同社はスマートフォンの心臓部のチップを作るクアルコムやファーウェイとも提携しています。具体的にどういった開発が行われているかは表に出てきていませんが、スマホ端末で画像認識を高速に行うための最適化アルゴリズムの開発などを行っている可能性はあります。もしこれが実現すれば、GPUに革命的な進化がもたらされるはずです。

 

 

4.中国公安当局、中国警察当局ともAIによる監視技術で提携しています

中国と言えば監視社会といわれるくらい、今では街のあちこちに監視カメラが置かれているそうですが、そこで利用されるのも同社の顔検出・認識システムだそうです。

同社のセキュリティシステムを使うと数百人の人混みの中からでも狙った人物を特定して警告を発することが可能とのことです。2016年CVPR(The Computer Vision Foundation)で一位を獲得したとのこと。

以前、テレビ東京のWBSなどでみたのですが、不審者として顔面を登録しておくと、仮にマスクをしていても、猫背で顔を見えないようにうつむいて歩いていても、薄暗い環境であっても、「不審人物率88%」などと表示されてしまっていました。おそろしいですね。。。

 

5.ロボット分野でオムロンと提携するセンスタイム

意外なことですが、センスタイムが初の海外拠点として選んだのは日本の京都でした。提携したのはオムロン、画像認識技術を利用した梱包ロボや実装ロボなどの開発を目指したもののようです。また、ロボットと工場作業員が共同で作業することも容易になるのだとか。ドイツのインダストリー4.0と似たような目的があるようです。

 

6.SNOWにも使われるセンスタイムの技術

顔面をうつすと勝手にヒゲとか猫耳などを描いて表示してくれる動画チャットアプリ・コミュニケーションツールのSNOWにも、同社の技術が利用されているとのことです。中国ではFaceuというアプリだそうですが、こういったエンターテイメント向け製品も提携しているとのこと。

 

7.スマホを利用した金融機関の個人認証(銀聯など)

銀聯や他金融機関によるIDカードの顔面データの認証などでも同社の技術が使われているのだとか。

 

 

他にも、どこの会社と提携しているのかはよくわかりませんが、スナップ写真のデータから着ている服のブランドを検索したり、イケメン度を数字として表示したりするアプリを作ったりなど、エンターテイメント寄りのサービスも提供しているとのことです。

 


 

しかし商湯科技は凄いですね。

なにが凄いって、国家公安の片棒を担いでセキュリティ分野の開発をしておきながら、娯楽用途の民間アプリまで開発してしまう、この包容力の広さがすごい。

倫理観とか正義感とかより、とにかくやってみたいことをやってみる、そういう研究者魂を感じます。そういう会社は伸びますよ。

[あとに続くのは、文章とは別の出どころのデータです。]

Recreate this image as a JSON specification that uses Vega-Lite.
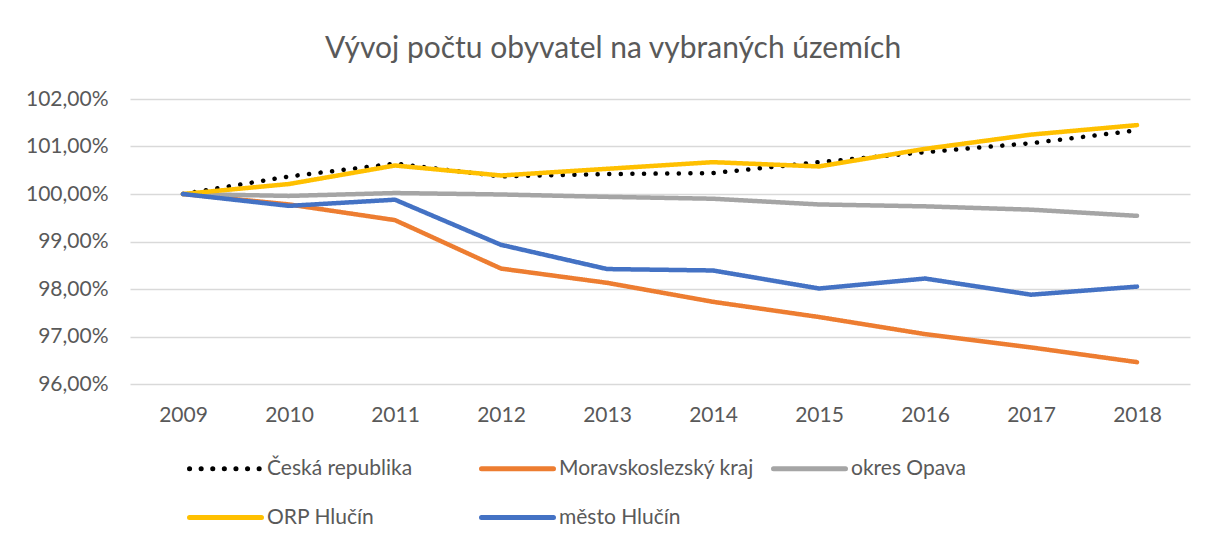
{
  "$schema": "https://vega.github.io/schema/vega-lite/v6.json",
  "autosize": {"type": "none"},
  "width": 1060,
  "height": 285,
  "padding": {"left": 130, "top": 99, "right": 18, "bottom": 156},
  "background": "white",
  "title": {
    "text": "Vývoj počtu obyvatel na vybraných územích",
    "font": "Lato",
    "fontSize": 30,
    "fontWeight": "normal",
    "color": "#595959",
    "anchor": "middle",
    "dx": -47,
    "offset": 24
  },
  "data": {
    "values": [
      {"rok": "2009", "serie": "Česká republika", "hodnota": 100.0},
      {"rok": "2010", "serie": "Česká republika", "hodnota": 100.37},
      {"rok": "2011", "serie": "Česká republika", "hodnota": 100.64},
      {"rok": "2012", "serie": "Česká republika", "hodnota": 100.37},
      {"rok": "2013", "serie": "Česká republika", "hodnota": 100.42},
      {"rok": "2014", "serie": "Česká republika", "hodnota": 100.44},
      {"rok": "2015", "serie": "Česká republika", "hodnota": 100.67},
      {"rok": "2016", "serie": "Česká republika", "hodnota": 100.88},
      {"rok": "2017", "serie": "Česká republika", "hodnota": 101.07},
      {"rok": "2018", "serie": "Česká republika", "hodnota": 101.34},
      {"rok": "2009", "serie": "Moravskoslezský kraj", "hodnota": 100.0},
      {"rok": "2010", "serie": "Moravskoslezský kraj", "hodnota": 99.78},
      {"rok": "2011", "serie": "Moravskoslezský kraj", "hodnota": 99.45},
      {"rok": "2012", "serie": "Moravskoslezský kraj", "hodnota": 98.43},
      {"rok": "2013", "serie": "Moravskoslezský kraj", "hodnota": 98.13},
      {"rok": "2014", "serie": "Moravskoslezský kraj", "hodnota": 97.73},
      {"rok": "2015", "serie": "Moravskoslezský kraj", "hodnota": 97.41},
      {"rok": "2016", "serie": "Moravskoslezský kraj", "hodnota": 97.05},
      {"rok": "2017", "serie": "Moravskoslezský kraj", "hodnota": 96.77},
      {"rok": "2018", "serie": "Moravskoslezský kraj", "hodnota": 96.46},
      {"rok": "2009", "serie": "okres Opava", "hodnota": 100.0},
      {"rok": "2010", "serie": "okres Opava", "hodnota": 99.96},
      {"rok": "2011", "serie": "okres Opava", "hodnota": 100.02},
      {"rok": "2012", "serie": "okres Opava", "hodnota": 99.99},
      {"rok": "2013", "serie": "okres Opava", "hodnota": 99.94},
      {"rok": "2014", "serie": "okres Opava", "hodnota": 99.9},
      {"rok": "2015", "serie": "okres Opava", "hodnota": 99.78},
      {"rok": "2016", "serie": "okres Opava", "hodnota": 99.74},
      {"rok": "2017", "serie": "okres Opava", "hodnota": 99.67},
      {"rok": "2018", "serie": "okres Opava", "hodnota": 99.54},
      {"rok": "2009", "serie": "ORP Hlučín", "hodnota": 100.0},
      {"rok": "2010", "serie": "ORP Hlučín", "hodnota": 100.21},
      {"rok": "2011", "serie": "ORP Hlučín", "hodnota": 100.6},
      {"rok": "2012", "serie": "ORP Hlučín", "hodnota": 100.39},
      {"rok": "2013", "serie": "ORP Hlučín", "hodnota": 100.53},
      {"rok": "2014", "serie": "ORP Hlučín", "hodnota": 100.67},
      {"rok": "2015", "serie": "ORP Hlučín", "hodnota": 100.58},
      {"rok": "2016", "serie": "ORP Hlučín", "hodnota": 100.95},
      {"rok": "2017", "serie": "ORP Hlučín", "hodnota": 101.25},
      {"rok": "2018", "serie": "ORP Hlučín", "hodnota": 101.45},
      {"rok": "2009", "serie": "město Hlučín", "hodnota": 100.0},
      {"rok": "2010", "serie": "město Hlučín", "hodnota": 99.75},
      {"rok": "2011", "serie": "město Hlučín", "hodnota": 99.88},
      {"rok": "2012", "serie": "město Hlučín", "hodnota": 98.93},
      {"rok": "2013", "serie": "město Hlučín", "hodnota": 98.42},
      {"rok": "2014", "serie": "město Hlučín", "hodnota": 98.39},
      {"rok": "2015", "serie": "město Hlučín", "hodnota": 98.01},
      {"rok": "2016", "serie": "město Hlučín", "hodnota": 98.22},
      {"rok": "2017", "serie": "město Hlučín", "hodnota": 97.88},
      {"rok": "2018", "serie": "město Hlučín", "hodnota": 98.05}
    ]
  },
  "mark": {"type": "line", "strokeWidth": 4.5, "strokeCap": "round", "strokeJoin": "round"},
  "encoding": {
    "x": {
      "field": "rok",
      "type": "ordinal",
      "scale": {"type": "point", "padding": 0.5},
      "axis": {
        "title": null,
        "labelAngle": 0,
        "labelFont": "Lato",
        "labelFontSize": 21,
        "labelColor": "#595959",
        "labelPadding": 20,
        "ticks": false,
        "tickSize": 0,
        "domain": false,
        "grid": false
      }
    },
    "y": {
      "field": "hodnota",
      "type": "quantitative",
      "scale": {"domain": [96, 102], "zero": false, "nice": false},
      "axis": {
        "title": null,
        "values": [96, 97, 98, 99, 100, 101, 102],
        "labelExpr": "replace(format(datum.value, '.2f'), '.', ',') + '%'",
        "labelFont": "Lato",
        "labelFontSize": 21,
        "labelColor": "#595959",
        "labelPadding": 22,
        "ticks": false,
        "tickSize": 0,
        "domain": false,
        "grid": true,
        "gridColor": "#d9d9d9",
        "gridWidth": 1.3
      }
    },
    "color": {
      "field": "serie",
      "type": "nominal",
      "sort": ["Česká republika", "Moravskoslezský kraj", "okres Opava", "ORP Hlučín", "město Hlučín"],
      "scale": {
        "domain": ["Česká republika", "Moravskoslezský kraj", "okres Opava", "ORP Hlučín", "město Hlučín"],
        "range": ["#000000", "#ED7D31", "#A5A5A5", "#FFC000", "#4472C4"]
      },
      "legend": {
        "title": null,
        "orient": "none",
        "legendX": 57,
        "legendY": 331,
        "direction": "horizontal",
        "columns": 3,
        "gridAlign": "all",
        "columnPadding": 9,
        "rowPadding": -38,
        "padding": 0,
        "symbolType": "stroke",
        "symbolSize": 5184,
        "symbolStrokeWidth": 5,
        "labelFont": "Lato",
        "labelFontSize": 21,
        "labelColor": "#595959",
        "labelOffset": 3,
        "labelLimit": 400,
        "encode": {"symbols": {"update": {"strokeCap": {"value": "round"}}}}
      }
    },
    "strokeDash": {
      "field": "serie",
      "type": "nominal",
      "sort": ["Česká republika", "Moravskoslezský kraj", "okres Opava", "ORP Hlučín", "město Hlučín"],
      "scale": {
        "domain": ["Česká republika", "Moravskoslezský kraj", "okres Opava", "ORP Hlučín", "město Hlučín"],
        "range": [[0.1, 11.5], [1, 0], [1, 0], [1, 0], [1, 0]]
      },
      "legend": {
        "title": null,
        "orient": "none",
        "legendX": 57,
        "legendY": 331,
        "direction": "horizontal",
        "columns": 3,
        "gridAlign": "all",
        "columnPadding": 9,
        "rowPadding": -38,
        "padding": 0,
        "symbolType": "stroke",
        "symbolSize": 5184,
        "symbolStrokeWidth": 5,
        "labelFont": "Lato",
        "labelFontSize": 21,
        "labelColor": "#595959",
        "labelOffset": 3,
        "labelLimit": 400,
        "encode": {"symbols": {"update": {"strokeCap": {"value": "round"}}}}
      }
    }
  },
  "config": {"view": {"stroke": null}}
}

フェイスブックもそうですし、ウーバーもそう、テスラもそうですが、細かい倫理観とかどうでもいいんです。たぶん、日本でいうとゾゾの彼もそうだと思います。

そういう人達を非難するお利口さんには、ぜったいに見えない世界が彼らにはみえています。彼らはとことん天才なんですね。

(ちなみに、自分にはそういった突き抜けたものがないのを痛感しています。だから色々と道をあきらめました。彼らは別格なんです。)

ソフトバンク・ビジョン・ファンドを率いる孫正義氏がセンスタイムに惚れるのもわかります。

 

なお、センスタイムは2018年にもIPO(新規株式公開)するのではないか?と言われています。上場は香港になるか中国本土になるかはわかりませんが、どちらにせよかなりの人気になることが予想されます。

 

とりあえず、この会社には損得勘定まったく関係なしに、夢を託してみたいと感じるような匂いがあります。

良いと思います。未来がたのしみです。